Derivative of $\mathbf{XX}^T$ with respect to $\mathbf{X}$

1k Views Asked by At

Problem

$$\nabla_{\mathbf{X}}\mathbf{XX}^T$$

What I Have Done

I checked matrix cookbook, but there is no luck. So I tried to derive it from scratch. I have

$$(\mathbf{XX}^T)_{kl}= \mathbf{X}_k^T\mathbf{X}_l=\sum_{q=1}^n \mathbf{X}_{kl}\mathbf{X}_{ql}$$ where $\mathbf{X}_i$ is the $i$-th column of $\mathbf{X}$.

However, when I tried to get $\nabla_{\mathbf{X}_{ij}} (\mathbf{XX}^T)_{kl}$, I am lost in the indices $i,j,k$ and $l$ and did not how to resolve this issue.

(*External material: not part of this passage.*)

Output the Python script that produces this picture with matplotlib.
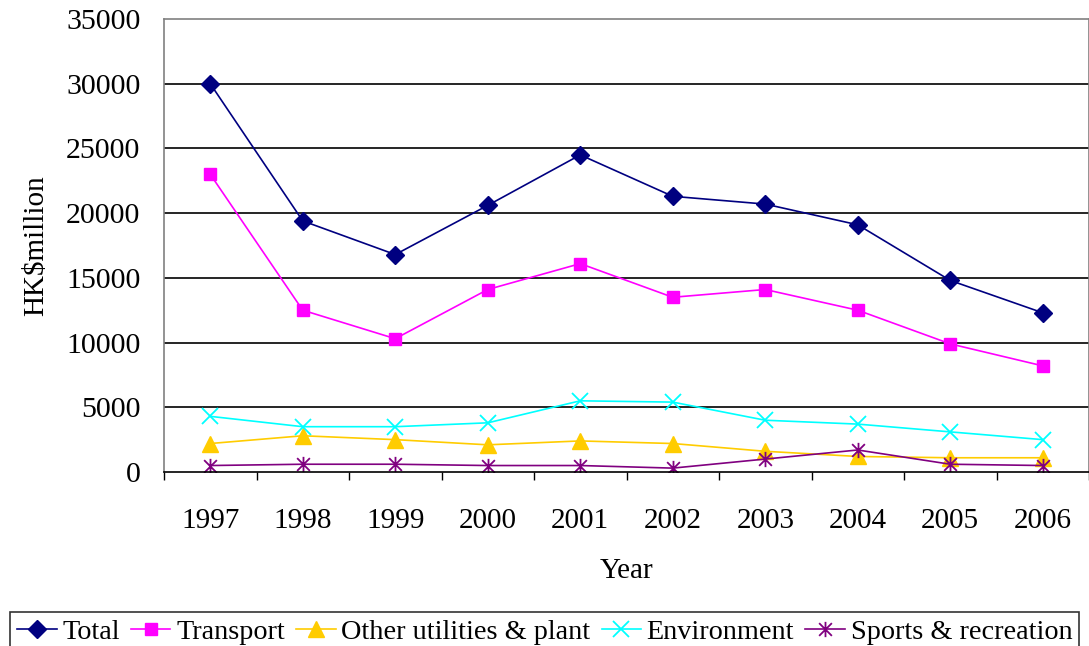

Could anyone help me, thank you in advance.

1

There are 1 best solutions below

3
On BEST ANSWER

Set

$F(X) = XX^T; \tag 1$

we have

$F(X + H) = (X + H)(X + H)^T = (X + H)(X^T + H^T)$ $= XX^T + XH^T + HX^T + HH^T; \tag 2$

$F(X + H) - F(X) = XH^T + HX^T + HH^T; \tag 3$

$F(X + H) - F(X) - (XH^T + HX^T) = HH^T; \tag 4$

$\Vert F(X + H) - F(X) - (XH^T + HX^T ) \Vert = \Vert HH^T \Vert \le \Vert H \Vert \Vert H^T \Vert; \tag 5$

$\dfrac{\Vert F(X + H) - F(X) - (XH^T + HX^T ) \Vert}{\Vert H \Vert} \le \Vert H^T \Vert; \tag 6$

$\displaystyle \lim_{\Vert H \Vert \to 0} \dfrac{\Vert F(X + H) - F(X) - (XH^T + HX^T ) \Vert}{\Vert H \Vert} \le \lim_{\Vert H \Vert \to 0} \Vert H^T \Vert = 0; \tag 7$

this shows that

$F(X + H) = F(X) + (XH^T + HX^T) \tag 8$

to second order in $\Vert H \Vert$ as $\Vert H \Vert \to 0$, hence the linear map $H \to (XH^T + HX^T)$ is the derivative of $F(X)$:

$\nabla_X F(X)(H) = \nabla_X (XX^T) = XH^T + HX^T. \tag 9$

Nota Bene: The preceding shows how $\nabla_X (XX^T)$ may be revealed--or at least validated--directly from the definition of "first order approximation"; it also shows how $\nabla_X (XX^T)$ may in fact be found; that is, by means of the quadratic expansion (2), which isolates the first-order terms in $H$; such an expansion will generally be avialable when we have a polynomial or power series expression for $F(X)$ in terms of $X$, though for higher degree expressions the algebra may become quite complicated. Nevertheless, matrix derivatives may often be discovered via such an approach. End of Note.